Compassion spurs Dorothy to pry the Scarecrow from his wooden perch and to oil the rusted Tin Man. Love and kindness prompt her to ask her first two allies to join her on the road to meet the Wizard so that they might be granted the brain and the heart they so deeply desire. When the Cowardly Lion attacks her little dog Toto, it is her courage that allows her to defend her tiny pooch with a well-placed slap to the lion’s nose. She does not act with a desire to be aggressive or dominate— only with care and protection of her beloved companion. Dorothy solves problems by using her natural, nurturing qualities. Even when faced with the formidable Wicked Witch of the West, it is Dorothy’s love and compassion for the Scarecrow, whose arm has been lit afire by the witch, that causes her to throw the bucket of water that puts out the fire and thus accidentally melts the evil creature on the spot.
Unlike the male heroes in many tales who steal the boon that allows them access to two worlds, Dorothy is handed the witch’s broomstick as a trophy by the Leader of the Guards. She is given the boon freely, in gratitude, because she has freed the soldiers who had been held in servitude by the witch.

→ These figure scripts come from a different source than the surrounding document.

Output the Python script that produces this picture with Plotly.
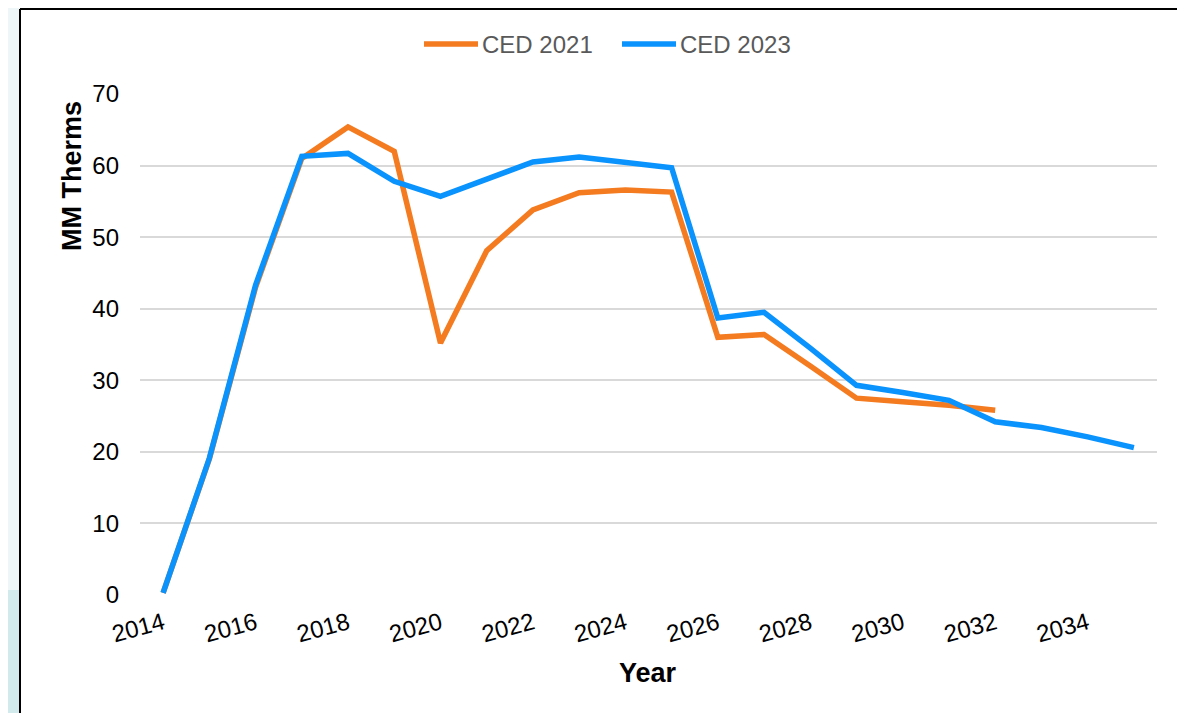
import plotly.graph_objects as go

years = list(range(2014, 2036))
ced_2021_years = list(range(2014, 2033))
ced_2021 = [0.3, 19.0, 43.0, 61.0, 65.4, 62.0, 35.2, 48.1, 53.8, 56.2, 56.6, 56.3,
            36.0, 36.4, 32.0, 27.5, 27.0, 26.5, 25.8]
ced_2023_years = list(range(2014, 2036))
ced_2023 = [0.3, 19.1, 43.3, 61.3, 61.7, 57.8, 55.7, 58.2, 60.5, 61.2, 60.5, 59.7,
            38.7, 39.5, 34.5, 29.3, 28.3, 27.2, 24.2, 23.4, 22.1, 20.6]
series_names = ["CED 2021", "CED 2023"]
x_ticks = list(range(2014, 2035, 2))
y_ticks = [0, 10, 20, 30, 40, 50, 60, 70]

ORANGE = "#F47B20"
BLUE = "#0A93FC"
FONT = "Liberation Sans, Arial, sans-serif"

# the page body has an 8px margin; size the figure to fill the rest of the window
OFF = 8
W, H = 1185 - OFF, 713 - OFF
L, R, T, B = 140 - OFF, 28, 94 - OFF, 118
pw, ph = W - L - R, H - T - B


def px(x):
    """window pixel x -> paper x"""
    return (x - OFF - L) / pw


def py(y):
    """window pixel y -> paper y"""
    return (OFF + H - B - y) / ph


fig = go.Figure()
fig.add_trace(go.Scatter(x=ced_2021_years, y=ced_2021, mode="lines", name=series_names[0],
                         line=dict(color=ORANGE, width=5.5), showlegend=False))
fig.add_trace(go.Scatter(x=ced_2023_years, y=ced_2023, mode="lines", name=series_names[1],
                         line=dict(color=BLUE, width=5.5), showlegend=False))

fig.update_layout(
    width=W, height=H,
    margin=dict(l=L, r=R, t=T, b=B),
    paper_bgcolor="white", plot_bgcolor="white",
    font=dict(family=FONT, size=24, color="black"),
    showlegend=False,
    xaxis=dict(range=[2013.5, 2035.5], tickvals=x_ticks, ticktext=[str(v) for v in x_ticks],
               tickangle=-15, showgrid=False, zeroline=False, showline=False,
               tickfont=dict(size=24, color="black"), ticklabelstandoff=9),
    yaxis=dict(range=[0, 70], tickvals=y_ticks, showgrid=True, gridcolor="#D9D9D9",
               gridwidth=1.5, zeroline=False, showline=False,
               tickfont=dict(size=24, color="black"), ticklabelstandoff=20),
)

# legend drawn at the top, centred like the original
legend_items = [(series_names[0], ORANGE, 424), (series_names[1], BLUE, 622)]
for name, color, x0 in legend_items:
    fig.add_shape(type="line", xref="paper", yref="paper", x0=px(x0), x1=px(x0 + 54),
                  y0=py(44), y1=py(44), line=dict(color=color, width=5.5))
    fig.add_annotation(text=name, xref="paper", yref="paper", x=px(x0 + 56), y=py(44),
                       showarrow=False, xanchor="left", yanchor="middle",
                       font=dict(size=24, color="#595959"))

fig.add_annotation(text="<b>MM Therms</b>", xref="paper", yref="paper", x=px(72), y=py(176),
                   textangle=-90, showarrow=False, font=dict(size=27, color="black"),
                   xanchor="center", yanchor="middle")
fig.add_annotation(text="<b>Year</b>", xref="paper", yref="paper", x=px(648), y=py(673),
                   showarrow=False, font=dict(size=27, color="black"),
                   xanchor="center", yanchor="middle")

# slide background strip and chart frame
fig.add_shape(type="rect", xref="paper", yref="paper", x0=px(0), x1=px(20), y0=py(0), y1=py(590),
              fillcolor="#EEF6F7", line=dict(width=0), layer="below")
fig.add_shape(type="rect", xref="paper", yref="paper", x0=px(0), x1=px(20), y0=py(590), y1=py(713),
              fillcolor="#D3EAEC", line=dict(width=0), layer="below")
fig.add_shape(type="line", xref="paper", yref="paper", x0=px(20), x1=px(20), y0=py(9), y1=py(713),
              line=dict(color="black", width=2))
fig.add_shape(type="line", xref="paper", yref="paper", x0=px(20), x1=px(1185), y0=py(9), y1=py(9),
              line=dict(color="black", width=2))

fig.write_html("out.html")
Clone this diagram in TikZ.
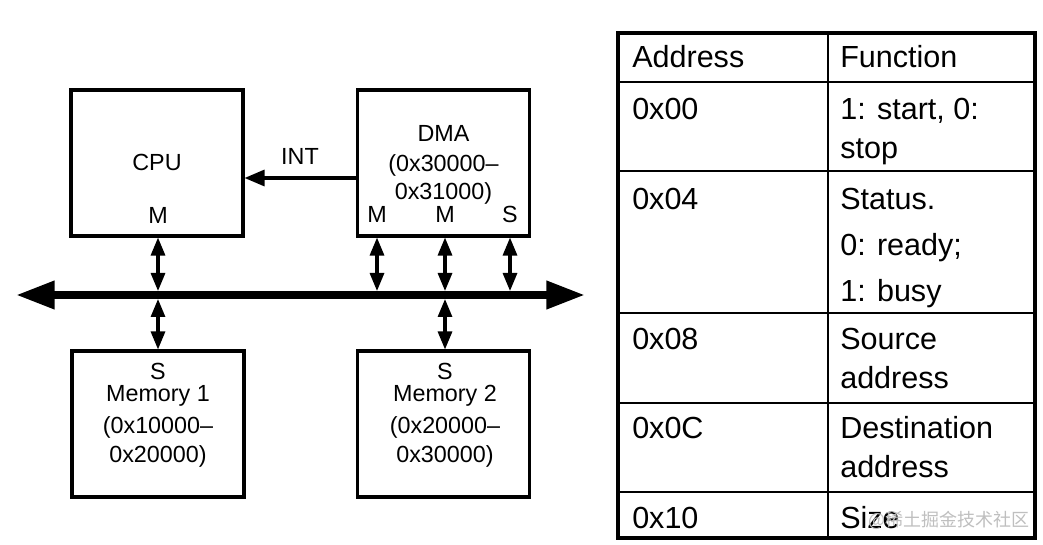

This idea of a heroine approaching the challenges of her journey in a different way from that of traditional male heroes is another reason why a closer examination of this particular story is so perfect for our present time and situation in history. New ways of thinking are being called forth. The old methods of “conquer and destroy” are ineffective and outdated. Aspects of the Divine Feminine energy are rising up and sliding into more of a partnership with Divine Male energy as our world moves toward a necessary, more ideal planetary balance.